P-10: Assessing Stream Temperature Impacts of Riparian Thinning Ben Sellers, Eric Booth, Caroline Gottschalk-Druschke, UW Madison
Water temperature is one of the most important variables in stream ecosystems driving biogeochemical processes, metabolic activity for various biota, and water quality. Enhancing our understanding and ability to estimate changes in stream temperature in response to changes in stream and land management and climate is imperative for better management of these valuable ecosystems. We present a monitoring framework that captures not only changes in stream temperature following a stream restoration project but also the major drivers of stream temperature such as shading and channel geometry. This research aims to give an example of the application and benefit of cutting edge monitoring techniques and tools to restoration projects in the Driftless Area and offer a framework of continuous systematic restoration monitoring. These data are also useful for creating a model to predict stream temperature response to restoration.

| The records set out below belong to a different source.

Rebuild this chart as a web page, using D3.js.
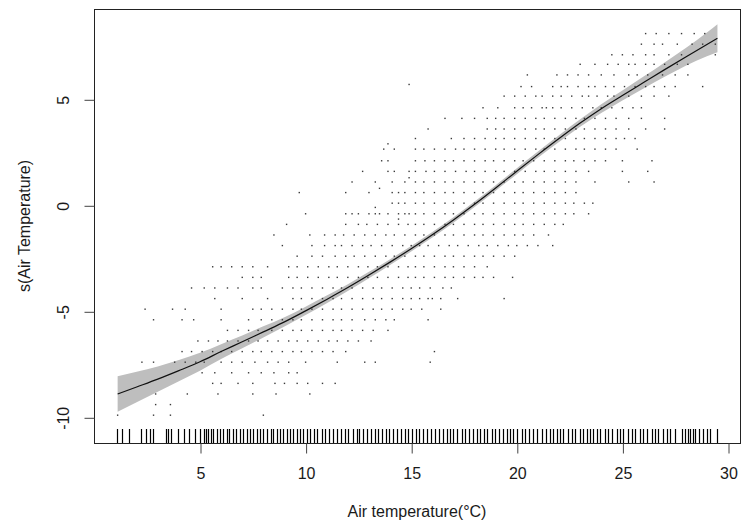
<!DOCTYPE html>
<html>
<head>
<meta charset="utf-8">
<script src="https://cdn.jsdelivr.net/npm/d3@7"></script>
<style>
  html, body { margin: 0; padding: 0; background: #fff; }
  svg text { font-family: "Liberation Sans", Arial, sans-serif; fill: #1a1a1a; }
</style>
</head>
<body>
<svg id="chart" width="742" height="529"></svg>
<script>
// ---- data ----
const xTicks = [5, 10, 15, 20, 25, 30];
const yTicks = [-10, -5, 0, 5];
const xTitle = "Air temperature(°C)";
const yTitle = "s(Air Temperature)";

// fitted smooth and half-width of the confidence band
const smoothX  = [1.1, 2, 3, 4, 5, 6, 7, 8, 9, 10, 11, 12, 13, 14, 15, 16, 17, 18, 19, 20, 21, 22, 23, 24, 25, 26, 27, 28, 29, 29.5];
const smoothY  = [-8.9, -8.57, -8.2, -7.8, -7.38, -6.9, -6.44, -5.97, -5.5, -4.98, -4.44, -3.88, -3.29, -2.68, -2.05, -1.39, -0.69, 0.05, 0.82, 1.61, 2.39, 3.15, 3.88, 4.56, 5.18, 5.79, 6.4, 7.0, 7.59, 7.88];
const smoothSE = [0.84, 0.72, 0.6, 0.5, 0.42, 0.35, 0.3, 0.26, 0.22, 0.2, 0.18, 0.16, 0.15, 0.14, 0.13, 0.13, 0.13, 0.13, 0.13, 0.14, 0.15, 0.16, 0.18, 0.21, 0.24, 0.28, 0.34, 0.42, 0.56, 0.66];

// partial residuals, grouped by residual level (rows)
const residLevels = [8.1, 7.6, 7.1, 6.65, 6.15, 5.7, 5.6, 5.15, 4.6, 4.1, 3.6, 3.15, 2.9, 2.65, 2.1, 1.6, 1.3, 1.1, 0.8, 0.6, 0.1, -0.1, -0.4, -0.65, -0.9, -1.4, -1.9, -2.4, -2.9, -3.4, -3.9, -4.4, -4.9, -5.4, -5.9, -6.4, -6.9, -7.4, -7.9, -8.4, -8.9, -9.4, -9.9];
const residTemps = [
  [26.1, 26.6, 27.2, 27.8, 28.4, 28.9],
  [25.9, 26.5, 26.9, 27.6, 28.3, 28.8, 29.4],
  [24.5, 25.0, 25.5, 26.1, 26.5, 27.2, 27.8, 29.4],
  [23.0, 23.7, 24.3, 24.8, 25.3, 25.6, 26.1, 26.5, 27.0, 27.6, 28.1],
  [20.5, 21.9, 22.4, 22.9, 23.4, 24.0, 24.6, 25.3, 25.7, 26.2, 26.9, 27.5, 28.1],
  [14.9],
  [20.2, 20.7, 21.7, 22.1, 22.4, 22.9, 23.4, 23.7, 24.2, 24.6, 25.1, 25.6, 26.1, 26.5, 27.0, 27.5, 28.8],
  [19.4, 19.9, 20.4, 20.9, 21.2, 21.7, 22.1, 22.6, 23.1, 23.4, 23.8, 24.3, 24.6, 25.3, 25.9, 26.5, 27.2],
  [18.4, 19.1, 19.9, 20.3, 20.7, 21.2, 21.4, 21.7, 22.1, 22.6, 23.1, 23.6, 24.0, 24.5, 25.0, 25.5, 25.9],
  [16.6, 17.4, 18.0, 18.6, 19.0, 19.4, 19.9, 20.4, 20.9, 21.3, 21.8, 22.3, 22.8, 23.2, 23.7, 24.2, 24.7, 25.3, 25.9, 27.0],
  [15.8, 18.6, 19.0, 19.4, 19.9, 20.4, 20.9, 21.3, 21.8, 22.3, 22.8, 23.2, 23.7, 24.2, 24.7, 25.3, 26.1, 27.0],
  [15.2, 16.9, 17.5, 18.0, 18.5, 19.0, 19.4, 19.9, 20.4, 20.9, 21.3, 21.8, 22.3, 22.8, 23.2, 23.7, 24.2, 24.7, 25.1, 25.6],
  [13.9],
  [13.7, 14.2, 15.2, 15.6, 16.1, 16.6, 17.1, 17.5, 18.0, 18.5, 19.0, 19.4, 19.9, 20.4, 20.9, 21.3, 21.8, 22.3, 22.8, 23.2, 23.7, 24.2, 24.7, 25.7],
  [13.6, 13.9, 15.2, 15.65, 16.1, 16.6, 17.0, 17.5, 18.0, 18.5, 18.9, 19.4, 19.9, 20.3, 20.8, 21.3, 21.8, 22.3, 22.7, 23.2, 23.7, 24.2, 25.0, 26.4],
  [12.7, 13.9, 14.2, 14.9, 15.2, 15.7, 16.1, 16.6, 17.1, 17.6, 18.0, 18.5, 19.0, 19.4, 19.9, 20.4, 20.9, 21.3, 21.8, 22.3, 22.8, 23.4, 25.0, 26.2],
  [14.9],
  [12.2, 13.3, 14.1, 14.7, 15.2, 15.6, 16.1, 16.6, 17.0, 17.5, 18.0, 18.4, 18.9, 19.4, 19.9, 20.3, 20.8, 21.3, 21.8, 22.3, 22.8, 23.7, 25.3, 26.5],
  [13.5],
  [9.7, 11.9, 13.0, 14.1, 14.4, 14.7, 15.2, 15.6, 16.1, 16.6, 17.0, 17.5, 18.0, 18.4, 18.9, 19.4, 19.9, 20.3, 20.8, 21.3, 21.8, 22.3, 22.8],
  [14.1, 14.4, 14.7, 15.2, 15.6, 16.1, 16.6, 17.0, 17.5, 18.0, 18.4, 18.9, 19.4, 19.9, 20.3, 20.8, 21.3, 21.8, 22.3, 22.7, 23.2, 23.6],
  [13.3],
  [10.0, 11.9, 12.2, 12.5, 13.0, 13.3, 13.5, 13.9, 14.4, 14.7, 14.9, 15.2, 15.6, 16.1, 16.6, 17.0, 17.5, 18.0, 18.4, 18.9, 19.4, 19.9, 20.3, 20.8, 21.3, 21.8, 22.3, 22.7, 23.4],
  [14.4],
  [9.1, 11.9, 12.5, 12.9, 13.4, 13.9, 14.4, 14.85, 15.2, 15.6, 16.1, 16.6, 17.0, 17.5, 18.0, 18.4, 18.9, 19.4, 19.9, 20.3, 20.8, 21.3, 21.8, 22.2],
  [8.5, 10.2, 10.9, 11.4, 11.8, 12.3, 12.8, 13.3, 13.8, 14.2, 14.7, 15.2, 15.6, 16.1, 16.6, 17.0, 17.5, 18.0, 18.4, 18.9, 19.4, 19.9, 20.3, 20.8, 21.5],
  [8.9, 10.3, 10.9, 11.4, 11.7, 12.2, 12.7, 13.1, 13.6, 14.1, 14.6, 15.0, 15.4, 15.8, 16.3, 16.8, 17.2, 17.7, 18.2, 18.6, 19.1, 19.6, 20.0, 20.5, 21.0, 21.7],
  [9.6, 10.3, 10.8, 11.4, 11.9, 12.3, 12.8, 13.3, 13.8, 14.2, 14.7, 15.2, 15.6, 16.1, 16.6, 17.0, 17.5, 18.0, 18.4, 18.9, 19.4, 19.9],
  [5.6, 6.0, 6.5, 7.0, 7.5, 8.2, 9.2, 9.6, 10.1, 10.6, 11.1, 11.5, 12.0, 12.5, 12.95, 13.4, 13.9, 14.4, 14.85, 15.2, 15.6, 16.1, 16.6, 17.0, 17.5, 18.0, 18.6],
  [7.0, 7.5, 7.9, 9.2, 9.6, 10.1, 10.6, 11.1, 11.5, 12.0, 12.5, 12.95, 13.4, 13.9, 14.4, 14.85, 15.2, 15.6, 16.1, 16.6, 17.0, 17.5, 18.0, 18.4, 18.9, 19.8],
  [4.6, 5.2, 5.7, 6.3, 6.8, 7.5, 7.9, 8.9, 9.4, 9.8, 10.3, 10.8, 11.3, 11.7, 12.2, 12.7, 13.2, 13.6, 14.1, 14.6, 15.0, 15.4, 15.9, 16.5, 16.9],
  [5.7, 7.0, 8.2, 9.4, 9.8, 10.3, 10.8, 11.3, 11.7, 12.2, 12.7, 13.2, 13.6, 14.1, 14.6, 15.0, 15.4, 15.8, 16.0, 16.4, 17.2, 19.4],
  [2.4, 3.7, 4.3, 6.0, 7.5, 7.9, 8.4, 8.9, 9.4, 9.8, 10.3, 10.8, 11.3, 11.7, 12.2, 12.7, 13.2, 13.6, 14.1, 14.6, 15.0, 15.5, 16.4],
  [2.8, 4.15, 4.7, 6.0, 7.3, 7.9, 8.4, 8.9, 9.4, 9.8, 10.3, 10.8, 11.3, 11.7, 12.2, 12.8, 13.3, 13.8, 14.2, 15.8],
  [6.3, 6.8, 7.3, 7.75, 8.4, 8.9, 9.4, 9.8, 10.3, 10.8, 11.3, 11.7, 12.2, 12.7, 13.2, 13.9],
  [4.9, 5.4, 5.85, 6.3, 6.8, 7.3, 7.75, 8.2, 8.7, 9.2, 9.6, 10.1, 10.6, 11.1, 11.5, 12.0, 12.5, 13.1],
  [4.15, 4.6, 5.1, 5.6, 6.0, 6.5, 7.0, 7.5, 7.9, 8.4, 8.9, 9.4, 9.8, 10.3, 10.8, 11.3, 11.9, 16.1],
  [2.25, 2.8, 3.8, 4.3, 4.8, 5.2, 6.0, 6.5, 7.0, 7.6, 8.2, 8.7, 9.2, 10.0, 11.5, 12.8, 13.3, 15.9],
  [5.1, 5.7, 6.5, 7.3, 7.9, 8.5, 9.2, 9.6],
  [5.6, 6.0, 6.8, 7.5, 8.55, 9.0, 9.6, 10.1, 10.8, 11.4],
  [2.9, 4.4, 5.85, 7.5, 8.6, 10.2],
  [2.9, 3.6],
  [1.1, 2.8, 3.6, 8.0]
];

// rug: observed temperatures
const rugTemps = [1.08, 1.32, 1.64, 2.19, 2.44, 2.63, 2.79, 3.39, 3.50, 3.63, 3.97, 4.24, 4.49, 4.76, 5.00, 5.19, 5.27, 5.39, 5.50, 5.63, 5.79, 5.95, 6.10, 6.26, 6.39, 6.55, 6.70, 6.89, 7.05, 7.21, 7.37, 7.52, 7.68, 7.84, 8.00, 8.16, 8.35, 8.47, 8.63, 8.79, 8.94, 9.10, 9.26, 9.42, 9.58, 9.73, 9.89, 10.05,
  10.21, 10.40, 10.55, 10.76, 10.92, 11.12, 11.31, 11.50, 11.66, 11.87, 12.02, 12.23, 12.42, 12.54, 12.70, 12.89, 13.08, 13.29, 13.44, 13.60, 13.81, 13.96, 14.15, 14.34, 14.50, 14.71, 14.86, 15.02, 15.23, 15.38, 15.54, 15.73, 15.92, 16.13, 16.33, 16.49, 16.68, 16.84, 16.99, 17.18, 17.39, 17.55, 17.75, 17.94, 18.10, 18.26, 18.45, 18.60, 18.81, 18.97, 19.17, 19.33, 19.52,
  19.68, 19.83, 19.99, 20.23, 20.39, 20.59, 20.78, 20.94, 21.18, 21.38, 21.57, 21.73, 21.89, 22.04, 22.20, 22.44, 22.60, 22.76, 22.99, 23.15, 23.31, 23.47, 23.62, 23.78, 23.94, 24.18, 24.33, 24.49, 24.73, 24.89, 25.04, 25.25, 25.44, 25.60, 25.83, 25.99, 26.15, 26.39, 26.54, 26.70, 26.94, 27.10, 27.25, 27.49, 27.81, 27.96, 28.09, 28.20, 28.33, 28.44, 28.64, 28.83, 28.99, 29.15, 29.46];

// ---- layout ----
const box = { left: 94, top: 9, right: 740, bottom: 443 };
const svg = d3.select("#chart");

const x = d3.scaleLinear().domain([5, 30]).range([200, 728]);
const y = d3.scaleLinear().domain([-10, 5]).range([417.3, 99.3]);

const smooth = smoothX.map((v, i) => ({ x: v, y: smoothY[i], se: smoothSE[i] }));

// confidence band
svg.append("path")
  .datum(smooth)
  .attr("d", d3.area().x(d => x(d.x)).y0(d => y(d.y - d.se)).y1(d => y(d.y + d.se)).curve(d3.curveMonotoneX))
  .attr("fill", "#bebebe")
  .attr("stroke", "none");

// residual points
const pts = [];
residLevels.forEach((lv, i) => residTemps[i].forEach(t => pts.push({ x: t, y: lv })));
svg.append("g").selectAll("rect").data(pts).join("rect")
  .attr("x", d => x(d.x) - 0.7)
  .attr("y", d => y(d.y) - 0.7)
  .attr("width", 1.4)
  .attr("height", 1.4)
  .attr("fill", "#3a3a3a");

// smooth line
svg.append("path")
  .datum(smooth)
  .attr("d", d3.line().x(d => x(d.x)).y(d => y(d.y)).curve(d3.curveMonotoneX))
  .attr("fill", "none")
  .attr("stroke", "#111")
  .attr("stroke-width", 1.2);

// rug
svg.append("g").selectAll("line").data(rugTemps).join("line")
  .attr("x1", d => Math.round(x(d)) + 0.5)
  .attr("x2", d => Math.round(x(d)) + 0.5)
  .attr("y1", box.bottom)
  .attr("y2", box.bottom - 14)
  .attr("stroke", "#000")
  .attr("stroke-width", 1.2);

// box
svg.append("rect")
  .attr("x", box.left + 0.5).attr("y", box.top + 0.5)
  .attr("width", box.right - box.left).attr("height", box.bottom - box.top)
  .attr("fill", "none").attr("stroke", "#222").attr("stroke-width", 1);

const fmt = d => String(d);

// x axis
const xAxis = d3.axisBottom(x).tickValues(xTicks).tickSize(10).tickFormat(fmt);
const gx = svg.append("g").attr("transform", `translate(0.5,${box.bottom + 0.5})`).call(xAxis);
gx.select(".domain").remove();
gx.selectAll(".tick line").attr("stroke", "#444");
gx.selectAll(".tick text").attr("font-size", 16).attr("fill", "#1a1a1a")
  .attr("font-family", '"Liberation Sans", Arial, sans-serif')
  .attr("dy", null).attr("y", 35);

// y axis
const yAxis = d3.axisLeft(y).tickValues(yTicks).tickSize(10).tickFormat(fmt);
const gy = svg.append("g").attr("transform", `translate(${box.left + 0.5},0.5)`).call(yAxis);
gy.select(".domain").remove();
gy.selectAll(".tick line").attr("stroke", "#444");
gy.selectAll(".tick text")
  .attr("font-size", 16).attr("fill", "#1a1a1a")
  .attr("font-family", '"Liberation Sans", Arial, sans-serif')
  .attr("x", null).attr("dy", null)
  .attr("text-anchor", "middle")
  .attr("transform", "translate(-26,0) rotate(-90)");

// titles
svg.append("text")
  .attr("x", (box.left + box.right) / 2).attr("y", 517)
  .attr("text-anchor", "middle").attr("font-size", 16)
  .text(xTitle);

svg.append("text")
  .attr("transform", `translate(30,${(box.top + box.bottom) / 2}) rotate(-90)`)
  .attr("text-anchor", "middle").attr("font-size", 16)
  .text(yTitle);
</script>
</body>
</html>
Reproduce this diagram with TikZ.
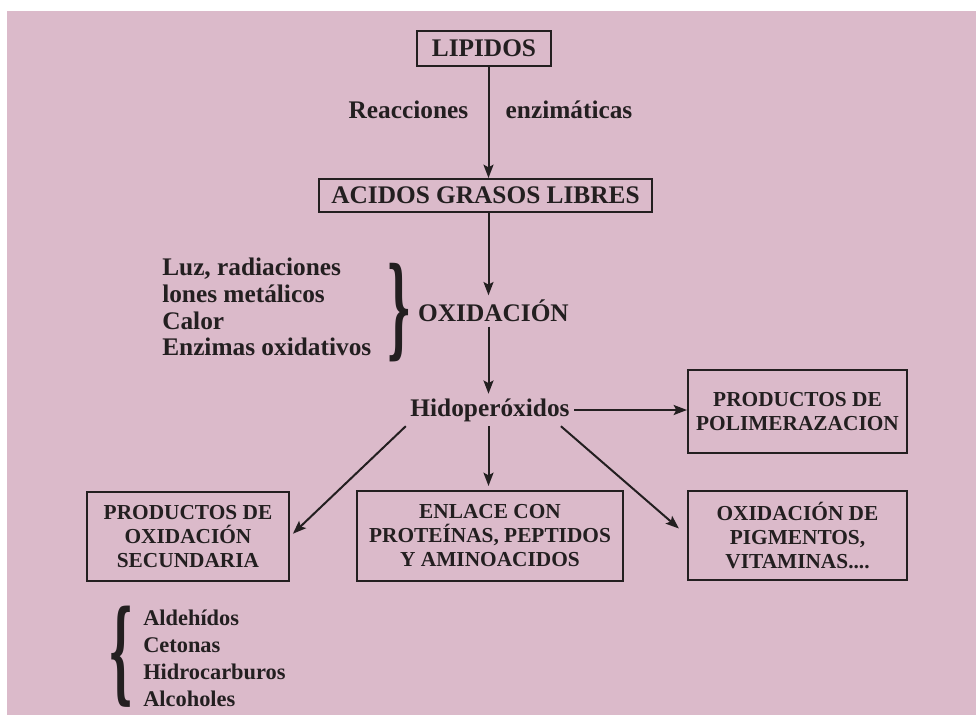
\documentclass[tikz,border=0pt]{standalone}
\usepackage{fontspec}
\usepackage{graphicx}
\setmainfont{Liberation Serif}
\newfontfamily\llavefont{DejaVu Serif}
\usetikzlibrary{arrows.meta}
\definecolor{fondo}{RGB}{219,186,202}
\definecolor{tinta}{RGB}{35,31,32}
\newcommand{\textofont}{\fontsize{19}{20}\selectfont\bfseries}
\newcommand{\cajafont}{\fontsize{16}{18}\selectfont\bfseries}
\newcommand{\listafont}{\fontsize{16.8}{20.25}\selectfont\bfseries}
\tikzset{
  caja/.style={draw=tinta,line width=1.5pt,align=center,text=tinta,inner sep=0pt},
  texto/.style={text=tinta,font=\textofont},
  llave/.style={text=tinta,inner sep=0pt,font=\llavefont\bfseries},
  flecha/.style={draw=tinta,line width=1.5pt,-{Stealth[length=10pt,width=7.5pt,inset=2pt]}}
}
\begin{document}
\begin{tikzpicture}[x=0.75pt,y=-0.75pt]
\useasboundingbox (0,0) rectangle (976,715);
\fill[white] (0,0) rectangle (976,715);
\fill[fondo] (7,11) rectangle (976,715);
\coordinate (eje) at (488.5,0);
% cajas
\node[caja,font=\textofont,minimum width=100.5pt,minimum height=26.25pt] (lipidos) at (484,48.5) {LIPIDOS};
\node[caja,font=\textofont,minimum width=249.75pt,minimum height=24.75pt] (acidos) at (485.5,195.5) {ACIDOS GRASOS LIBRES};
\node[caja,font=\cajafont,minimum width=164.25pt,minimum height=62.25pt] (polimer) at (797.5,411.5) {PRODUCTOS DE\\POLIMERAZACION};
\node[caja,font=\cajafont,minimum width=151.5pt,minimum height=66.75pt] (secund) at (188,536.5) {PRODUCTOS DE\\OXIDACIÓN\\SECUNDARIA};
\node[caja,font=\cajafont,minimum width=199.5pt,minimum height=67.5pt] (enlace) at (490,536) {ENLACE CON\\PROTEÍNAS, PEPTIDOS\\Y AMINOACIDOS};
\node[caja,font=\cajafont,minimum width=164.25pt,minimum height=66.75pt] (pigment) at (797.5,535.5) {OXIDACIÓN DE\\PIGMENTOS,\\VITAMINAS....};
% textos
\node[texto,anchor=east] (reacc) at (473,110) {Reacciones};
\node[texto,anchor=west] (enzim) at (501,110) {enzimáticas};
\node[texto] (oxid) at (493.5,311) {OXIDACIÓN};
\node[texto] (hidro) at (490,410) {Hidoperóxidos};
\node[texto,align=left,anchor=west,inner sep=0pt] (agentes) at (162,307) {Luz, radiaciones\\lones metálicos\\Calor\\Enzimas oxidativos};
\node[llave] (llaveuno) at (399.5,312.5) {\resizebox*{19pt}{74pt}{\}}};
\node[llave] (llavedos) at (121.5,657) {\resizebox*{19pt}{76pt}{\{}};
\node[text=tinta,font=\listafont,align=left,anchor=west,inner sep=0pt] (compuestos) at (143,658) {Aldehídos\\Cetonas\\Hidrocarburos\\Alcoholes};
% flechas
\draw[flecha] (lipidos.south -| eje) -- (acidos.north -| eje);
\draw[flecha] (acidos.south -| eje) -- (oxid.north -| eje);
\draw[flecha] (oxid.south -| eje) -- (hidro.north -| eje);
\draw[flecha] (hidro.east) -- (hidro.east -| polimer.west);
\draw[flecha] (hidro.south -| eje) -- ([yshift=3pt]enlace.north -| eje);
\draw[flecha,shorten >=3pt] (hidro.south west) -- (secund.east);
\draw[flecha,shorten >=8pt] ([xshift=-10pt]hidro.south east) -- (pigment.west);
\end{tikzpicture}
\end{document}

Our preliminary data (2 years pre, 1 year post restoration) show a heating trend after restoration, which we hypothesize results from an increase in direct solar radiation resulting from removal of the riparian canopy. While this trend is concerning, we anticipate a narrowing and deepening of the channel as a result of a change from trees to grass cover and artificially sloped banks, which may reverse the warming trend.